Stored data:

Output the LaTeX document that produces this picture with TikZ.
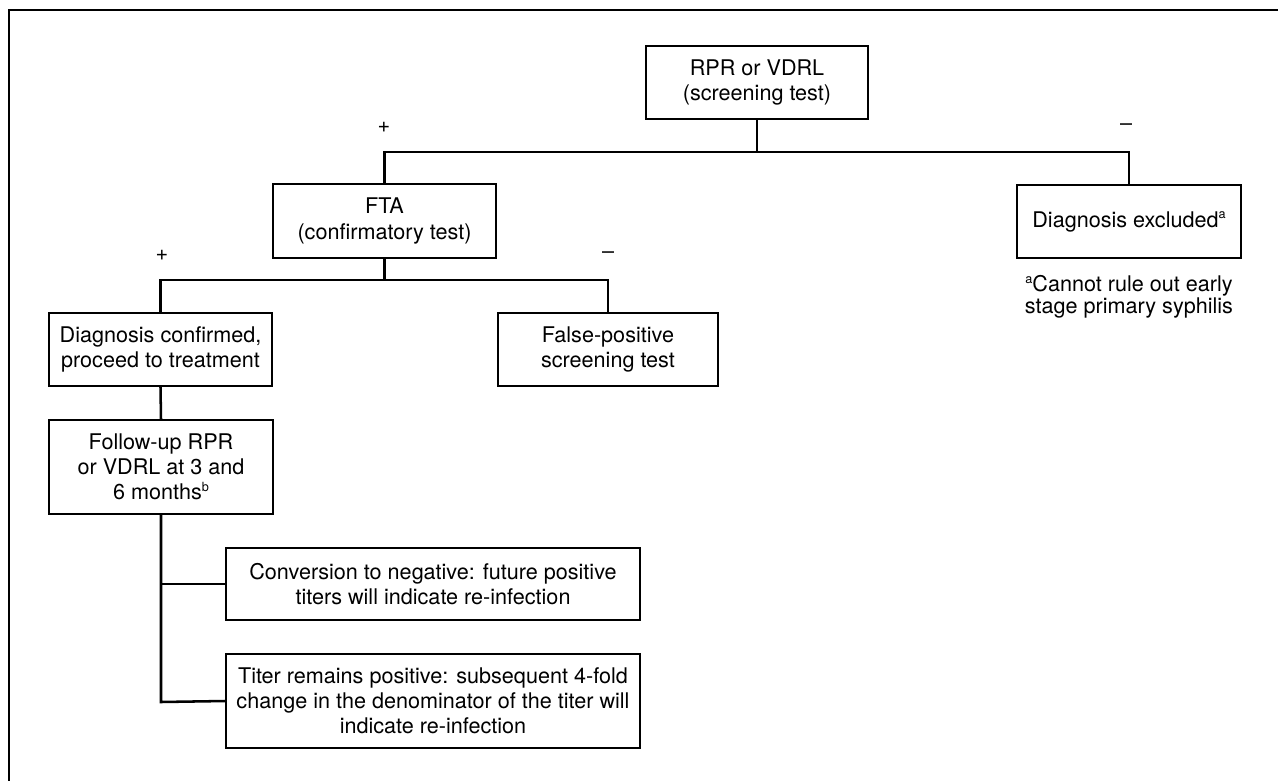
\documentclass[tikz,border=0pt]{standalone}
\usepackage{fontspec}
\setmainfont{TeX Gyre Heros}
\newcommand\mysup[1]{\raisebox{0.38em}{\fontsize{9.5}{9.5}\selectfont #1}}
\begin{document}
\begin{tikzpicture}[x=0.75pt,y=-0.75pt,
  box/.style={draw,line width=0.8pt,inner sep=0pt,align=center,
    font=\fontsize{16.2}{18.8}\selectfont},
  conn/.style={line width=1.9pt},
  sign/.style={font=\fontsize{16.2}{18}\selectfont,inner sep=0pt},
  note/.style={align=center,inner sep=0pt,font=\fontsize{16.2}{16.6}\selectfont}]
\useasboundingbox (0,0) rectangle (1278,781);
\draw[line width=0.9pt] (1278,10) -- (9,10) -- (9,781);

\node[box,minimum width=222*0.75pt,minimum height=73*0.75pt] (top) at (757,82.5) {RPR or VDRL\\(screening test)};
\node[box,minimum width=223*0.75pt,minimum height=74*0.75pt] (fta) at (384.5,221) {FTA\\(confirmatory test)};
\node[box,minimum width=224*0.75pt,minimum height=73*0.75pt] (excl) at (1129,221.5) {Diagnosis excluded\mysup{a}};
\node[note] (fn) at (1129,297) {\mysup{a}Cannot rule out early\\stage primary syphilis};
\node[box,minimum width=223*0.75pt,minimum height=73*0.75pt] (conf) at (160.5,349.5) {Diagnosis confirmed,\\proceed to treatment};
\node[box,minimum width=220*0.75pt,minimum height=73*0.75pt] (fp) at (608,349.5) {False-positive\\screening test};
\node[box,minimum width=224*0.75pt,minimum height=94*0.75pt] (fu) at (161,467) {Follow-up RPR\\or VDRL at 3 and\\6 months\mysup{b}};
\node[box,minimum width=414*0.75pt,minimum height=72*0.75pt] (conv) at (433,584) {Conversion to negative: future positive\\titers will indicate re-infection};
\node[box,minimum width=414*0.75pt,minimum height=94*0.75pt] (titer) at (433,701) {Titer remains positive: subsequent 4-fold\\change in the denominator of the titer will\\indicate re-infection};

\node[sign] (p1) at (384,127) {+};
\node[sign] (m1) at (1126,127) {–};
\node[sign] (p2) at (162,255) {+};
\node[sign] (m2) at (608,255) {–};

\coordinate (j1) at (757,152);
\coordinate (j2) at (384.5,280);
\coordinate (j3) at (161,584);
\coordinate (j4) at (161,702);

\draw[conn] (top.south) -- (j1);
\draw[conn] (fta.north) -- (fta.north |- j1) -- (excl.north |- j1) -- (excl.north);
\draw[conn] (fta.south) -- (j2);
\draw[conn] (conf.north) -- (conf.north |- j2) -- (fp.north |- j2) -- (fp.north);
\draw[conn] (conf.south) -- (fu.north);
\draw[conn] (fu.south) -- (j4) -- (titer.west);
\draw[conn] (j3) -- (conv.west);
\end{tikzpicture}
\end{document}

Task objective: Give back the whole listing as it stands, minus its pictures.

The response:
Output the LaTeX document that produces this picture with TikZ.
\documentclass[tikz,border=0pt]{standalone}
\usepackage{fontspec}
\setmainfont{TeX Gyre Heros}
\newcommand\mysup[1]{\raisebox{0.38em}{\fontsize{9.5}{9.5}\selectfont #1}}
\begin{document}
\begin{tikzpicture}[x=0.75pt,y=-0.75pt,
  box/.style={draw,line width=0.8pt,inner sep=0pt,align=center,
    font=\fontsize{16.2}{18.8}\selectfont},
  conn/.style={line width=1.9pt},
  sign/.style={font=\fontsize{16.2}{18}\selectfont,inner sep=0pt},
  note/.style={align=center,inner sep=0pt,font=\fontsize{16.2}{16.6}\selectfont}]
\useasboundingbox (0,0) rectangle (1278,781);
\draw[line width=0.9pt] (1278,10) -- (9,10) -- (9,781);

\node[box,minimum width=222*0.75pt,minimum height=73*0.75pt] (top) at (757,82.5) {RPR or VDRL\\(screening test)};
\node[box,minimum width=223*0.75pt,minimum height=74*0.75pt] (fta) at (384.5,221) {FTA\\(confirmatory test)};
\node[box,minimum width=224*0.75pt,minimum height=73*0.75pt] (excl) at (1129,221.5) {Diagnosis excluded\mysup{a}};
\node[note] (fn) at (1129,297) {\mysup{a}Cannot rule out early\\stage primary syphilis};
\node[box,minimum width=223*0.75pt,minimum height=73*0.75pt] (conf) at (160.5,349.5) {Diagnosis confirmed,\\proceed to treatment};
\node[box,minimum width=220*0.75pt,minimum height=73*0.75pt] (fp) at (608,349.5) {False-positive\\screening test};
\node[box,minimum width=224*0.75pt,minimum height=94*0.75pt] (fu) at (161,467) {Follow-up RPR\\or VDRL at 3 and\\6 months\mysup{b}};
\node[box,minimum width=414*0.75pt,minimum height=72*0.75pt] (conv) at (433,584) {Conversion to negative: future positive\\titers will indicate re-infection};
\node[box,minimum width=414*0.75pt,minimum height=94*0.75pt] (titer) at (433,701) {Titer remains positive: subsequent 4-fold\\change in the denominator of the titer will\\indicate re-infection};

\node[sign] (p1) at (384,127) {+};
\node[sign] (m1) at (1126,127) {–};
\node[sign] (p2) at (162,255) {+};
\node[sign] (m2) at (608,255) {–};

\coordinate (j1) at (757,152);
\coordinate (j2) at (384.5,280);
\coordinate (j3) at (161,584);
\coordinate (j4) at (161,702);

\draw[conn] (top.south) -- (j1);
\draw[conn] (fta.north) -- (fta.north |- j1) -- (excl.north |- j1) -- (excl.north);
\draw[conn] (fta.south) -- (j2);
\draw[conn] (conf.north) -- (conf.north |- j2) -- (fp.north |- j2) -- (fp.north);
\draw[conn] (conf.south) -- (fu.north);
\draw[conn] (fu.south) -- (j4) -- (titer.west);
\draw[conn] (j3) -- (conv.west);
\end{tikzpicture}
\end{document}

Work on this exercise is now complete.